[Goal of the exercise] Leave out all pictures. Return exactly the lines from the top of the material through the line containing "import matplotlib.pyplot as plt".
=== Information provided ===
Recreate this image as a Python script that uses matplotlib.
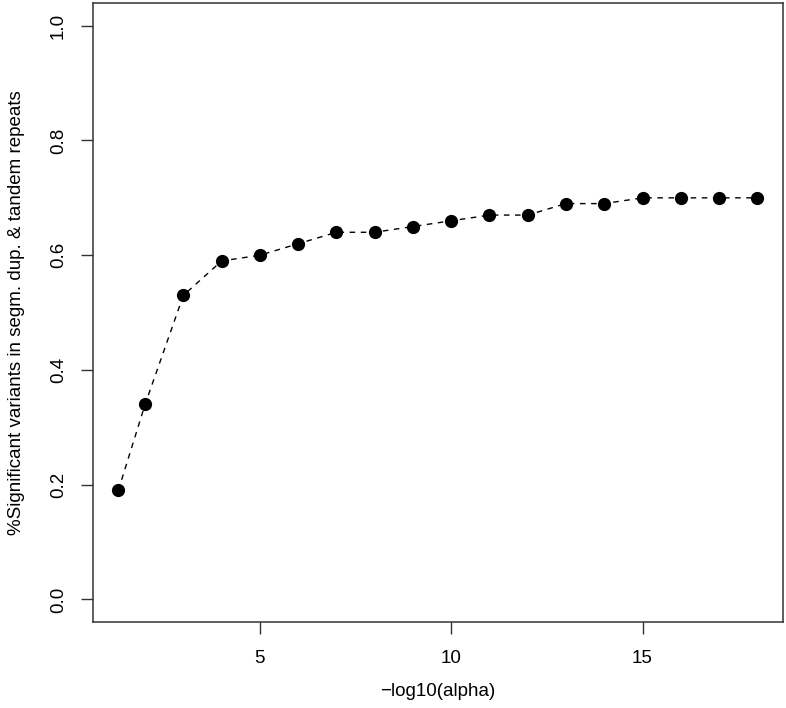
import numpy as np
import matplotlib
matplotlib.use("Agg")
import matplotlib.pyplot as plt

# data
neg_log_alpha = [1.3, 2, 3, 4, 5, 6, 7, 8, 9, 10, 11, 12, 13, 14, 15, 16, 17, 18]
pct_signif = [0.19, 0.34, 0.53, 0.59, 0.60, 0.62, 0.64, 0.64, 0.65, 0.66,
              0.67, 0.67, 0.69, 0.69, 0.70, 0.70, 0.70, 0.70]
x_ticks = [5, 10, 15]
y_ticks = [0.0, 0.2, 0.4, 0.6, 0.8, 1.0]

plt.rcParams['font.family'] = ['Liberation Sans', 'DejaVu Sans']

fig = plt.figure(figsize=(7.86, 7.08), dpi=100)
ax = fig.add_axes([0.118, 0.121, 0.878, 0.875])

ax.plot(neg_log_alpha, pct_signif, 'o--', color='black', linewidth=1,
        markersize=8.5, dashes=(4, 4))

# R style axes: 4% padding around the data range
xmin, xmax = min(neg_log_alpha), max(neg_log_alpha)
pad = 0.04 * (xmax - xmin)
ax.set_xlim(xmin - pad, xmax + pad)
ax.set_ylim(-0.04, 1.04)
ax.set_xticks(x_ticks)
ax.set_yticks(y_ticks)
ax.set_yticklabels(['%.1f' % v for v in y_ticks], rotation=90, va='center')
ax.tick_params(length=8.6, width=1, labelsize=13.5, color='#333333')
ax.tick_params(axis='x', pad=11)
ax.tick_params(axis='y', pad=10)
for s in ax.spines.values():
    s.set_linewidth(1.1)
    s.set_color('#333333')

ax.set_xlabel('\u2212log10(alpha)', fontsize=13.5, labelpad=12)
ax.set_ylabel('%Significant variants in segm. dup. & tandem repeats',
              fontsize=13.5, labelpad=18)

fig.savefig('out.png', dpi=100)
===
[Full output]
Recreate this image as a Python script that uses matplotlib.
import numpy as np
import matplotlib
matplotlib.use("Agg")
import matplotlib.pyplot as plt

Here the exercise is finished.